Opportunity to accumulate REIT stocks on appealing distribution yields


While the results of REITs for 2023 came in mixed,AmInvestment Bank Research anticipates stable occupancy rates across key assets.

PETALING JAYA: AmInvestment Bank Research sees buying opportunities in local real estate investment trust (REIT) stocks, given widening yield spreads against 10-year Malaysian Government Securities (MGS), supported by appealing distribution yields of 6% to 8%.

With the monetary policy tightening coming to a tail-end, it said developed economies could potentially cut interest rates in the second half of 2024 (2H24).

“Our in-house economist anticipates the (United States) Fed fund rate to peak at current levels of 5.25% to 5.5%. Our economics team also expects the Fed to start cutting interest rates in mid-2024 by 75 to 100 basis points (bps), which will eventually bring the Fed funds rate to 4.5% to 4.75% by end- 2024.

“Meanwhile, the 10-year MGS yield is projected to be lower at 3.63% in the fourth quarter of 2024 (4Q24) from the current level of 3.82%,” the research firm said in a report.

While the results of REITs for 2023 came in mixed, it anticipates stable occupancy rates across key assets.

“We anticipate retail REITs to continue experiencing healthy growth in 2024, driven by stable occupancy rates and positive rental reversions.

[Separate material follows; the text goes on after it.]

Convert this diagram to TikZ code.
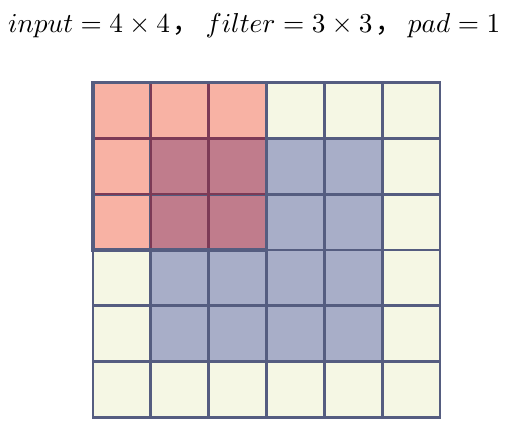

The hospitality segment is on a growth trajectory, witnessing a robust recovery in occupancy rates and average daily rates since 2Q22.”

On the other hand, occupancy and rental reversion rates in the office segment are expected to be flattish.

It notes that IGB-REIT and Pavilion-REIT registered stronger earnings in 2023 as a result of favourable rental reversions and improvement in occupancy rates in their malls.

The stronger distributable income growth of 20% year-on-year (y-o-y) in Pavilion-REIT was primarily attributed to the recognition of a seven-month contribution from the newly acquired PBJ after its injection on June 1, 2023.

Sunway-REIT experienced improved revenue from the retail and hotel segments, but its financial year 2023 (FY23) earnings declined by 3% y-o-y.

This decrease can be attributed to increased utility and finance costs, as well as the discontinuation of lease income from Sunway Medical Centre (Tower A and B) after its disposal was finalised in August last year. Less established and suburban malls did not fare as well compared to prime counterparts.

It said the net profit margin of retail REITs in 2023 was impacted by the increase in the electricity tariff surcharge that took effect on Jan 1, 2023. Nevertheless, this was mitigated by the stronger rental revenue as a result of substantial improvement in tenant sales and footfalls in retail malls.

“Hence, we maintain our assumptions of rental reversions of 5% to 6% in 2024, mirroring the figures observed in 2022, particularly for malls situated in prime locations such as Mid Valley Megamall, Pavilion Kuala Lumpur and Sunway Pyramid.”

As for the office segment, challenges persist for offices in Kuala Lumpur city centre due to oversupply.